Believability: No complaints here, other than I’m pretty sure Arin would have been beaten quite a bit for his behavior. Talk about the most un-slavelike person alive.
Writing Style: Third person, past tense. I did like the Author’s writing. It was simple, yet effective, and emotional without being overwhelming. She just wasn’t very good at filling out the world and the plot pacing was bad.

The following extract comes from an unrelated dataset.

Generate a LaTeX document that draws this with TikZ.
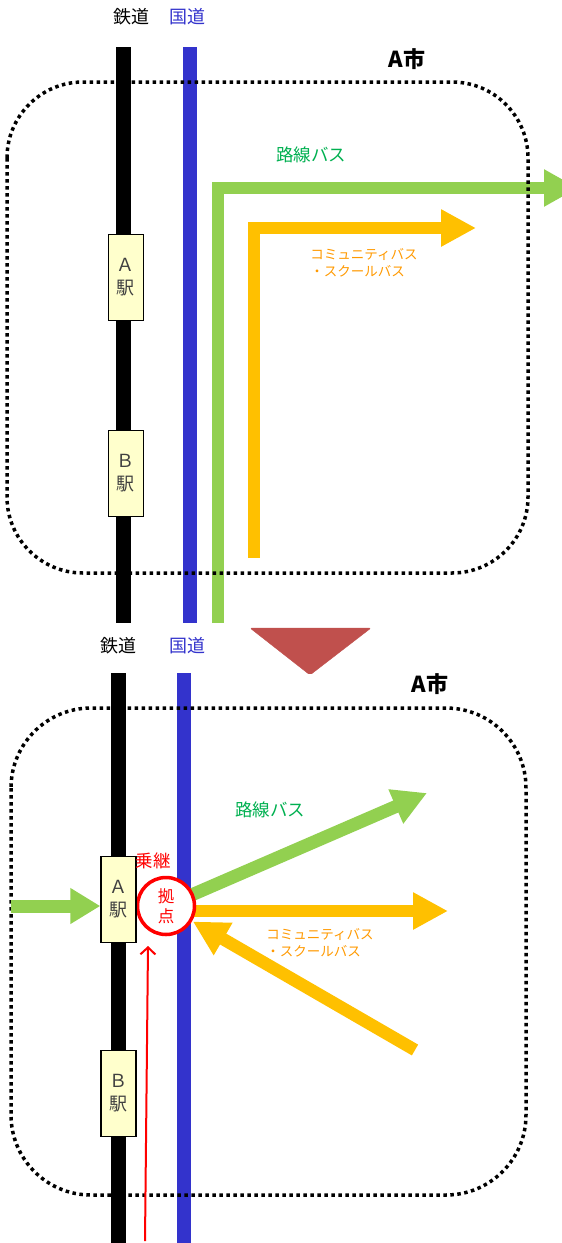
\documentclass[tikz,border=0pt]{standalone}
\usepackage{fontspec}
\setmainfont{Noto Sans CJK JP}
\usetikzlibrary{arrows.meta,calc}
\definecolor{roadblue}{HTML}{3333CC}
\definecolor{busgreen}{HTML}{92D050}
\definecolor{busorange}{HTML}{FFC000}
\definecolor{labelgreen}{HTML}{00B050}
\definecolor{labelorange}{HTML}{FF9900}
\definecolor{stationfill}{HTML}{FFFFCC}
\definecolor{downred}{HTML}{C0504D}
\definecolor{hubred}{HTML}{FF0000}
\begin{document}
\begin{tikzpicture}[x=1pt,y=-1pt,
  rail/.style={line width=15pt},
  road/.style={roadblue, line width=14pt},
  citybound/.style={line width=3.5pt, dash pattern=on 3.5pt off 3.5pt},
  station/.style={draw, fill=stationfill, line width=1.4pt, minimum width=35pt,
    minimum height=86pt, inner sep=0pt, align=center, text=black!75,
    font=\fontsize{18}{23}\selectfont},
  greenbus/.style={busgreen, line width=12.5pt, line join=miter,
    -{Triangle[length=34pt,width=35pt]}},
  orangebus/.style={busorange, line width=12pt, line join=miter,
    -{Triangle[length=35pt,width=35pt]}},
  head/.style={font=\fontsize{18}{20}\selectfont},
  citylabel/.style={font=\bfseries\fontsize{22}{24}\selectfont},
  greenlabel/.style={labelgreen, font=\fontsize{17.5}{20}\selectfont},
  orangelabel/.style={labelorange, align=left, font=\fontsize{13.5}{16.5}\selectfont},
  hubnode/.style={circle, draw=hubred, fill=white, line width=3.5pt, minimum size=57pt,
    inner sep=0pt, outer sep=0pt, align=center, text=hubred,
    font=\fontsize{16.5}{20}\selectfont}]

\useasboundingbox (0,0) rectangle (562,1243);
\clip (0,0) rectangle (562,1243);

% ---------- before ----------
\node[head] (rail1) at (131,17) {鉄道};
\node[head, roadblue] (road1) at (187,17) {国道};
\coordinate (r1t) at (123.5,47);  \coordinate (r1b) at (123.5,623);
\coordinate (d1t) at (189.5,47);  \coordinate (d1b) at (189.5,623);
\draw[rail] (r1t) -- (r1b);
\draw[road] (d1t) -- (d1b);

\coordinate (g1s) at (218,623); \coordinate (g1c) at (218,188); \coordinate (g1e) at (578,188);
\draw[greenbus] (g1s) -- (g1c) -- (g1e);
\coordinate (o1s) at (254,558); \coordinate (o1c) at (254,228); \coordinate (o1e) at (476,228);
\draw[orangebus] (o1s) -- (o1c) -- (o1e);

\draw[citybound, rounded corners=76pt] (7,82) rectangle (528,573);

\node[station] (stA1) at (125.8,277.5) {Ａ\\駅};
\node[station] (stB1) at (125.8,473.5) {Ｂ\\駅};

\node[citylabel] (city1) at (407,59) {A市};
\node[greenlabel] (gl1) at (311,155) {路線バス};
\node[orangelabel] (ol1) at (364,263) {コミュニティバス\\・スクールバス};

% ---------- arrow between ----------
\draw[downred, fill=downred, rounded corners=2pt] (250,628) -- (371,628) -- (310,675) -- cycle;

% ---------- after ----------
\node[head] (rail2) at (118,646) {鉄道};
\node[head, roadblue] (road2) at (187,646) {国道};
\coordinate (r2t) at (118.5,673); \coordinate (r2b) at (118.5,1243);
\coordinate (d2t) at (184,673);   \coordinate (d2b) at (184,1243);
\draw[rail] (r2t) -- (r2b);
\draw[road] (d2t) -- (d2b);

\coordinate (hubc) at (166,906);
\coordinate (gout) at (427,793);
\coordinate (oout) at (448,911);
\coordinate (oin)  at (415,1050);
\coordinate (gin)  at (11,906);
\coordinate (rin)  at (145,1241);

\draw[greenbus, line width=13pt] (hubc) -- (gout);
\draw[orangebus, line width=12pt] (hubc |- oout) -- (oout);
\draw[orangebus, line width=12.5pt] (oin) -- ($(hubc)!31pt!(oin)$);

\node[hubnode] (hub) at (hubc) {拠\\点};

\draw[citybound, rounded corners=80pt] (11,708) rectangle (526,1195);

\node[station] (stA2) at (118.5,899.5) {Ａ\\駅};
\node[station] (stB2) at (118.5,1093.5) {Ｂ\\駅};

\draw[busgreen, line width=13pt, -{Triangle[length=30pt,width=34pt]}] (gin) -- (gin -| stA2.west);
\draw[hubred, line width=2pt, -{Straight Barb[length=7pt,width=15pt]}] (rin) -- (148,946);

\node[citylabel] (city2) at (430,684) {A市};
\node[hubred, font=\fontsize{17.5}{20}\selectfont] (relay) at (153,861) {乗継};
\node[greenlabel] (gl2) at (270,810) {路線バス};
\node[orangelabel] (ol2) at (320,943) {コミュニティバス\\・スクールバス};
\end{tikzpicture}
\end{document}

Conclusion: One review I read said that The Winner’s Curse got infinitely better in the last half. I would agree. The beginning is slow and gets a little boring after a while. But as soon as the Herrani rebellion takes place, things start to pick up a bit more. Or, at least, they would if we weren’t following Kestrel, who spends the majority of the rebellion under house arrest. And there’s no reason why we would have had to stick with her, because this is a third person narration. Why couldn’t we follow Arin more often? Stuff happens – we are informed of this fact. We just never get to read about it in detail. Arin faces opposition from one of his right-hand men, but he’s taken care of and suddenly Arin’s taking complete charge and everyone’s cool with that. Could we see more opposition, more conflict, more struggle, please? There’s skirmishes, but the character we’re following always gets knocked out for most of it. It’s almost like the Author shied away from writing action sequences because she didn’t know how. I suppose that it’s better than trying to write something you can’t. Or you could learn how to write it. I’ve just noticed that for a three-strawberry review, I’ve done a lot of complaining. Neither of the main characters left a lasting impression, the world building was rough, the plot pace rushed. So what did I like about it? Maybe this is one of those reads that my expectations were so low that I was pleasantly surprised. Maybe this falls under the guilty pleasures category. I didn’t hate it, but the enjoyment level was more than just “ok.” As a series, I think it has potential.
Recommended Audience: Girl-read, sixteen-and-up, great for fans of Defy and other fantasy romances.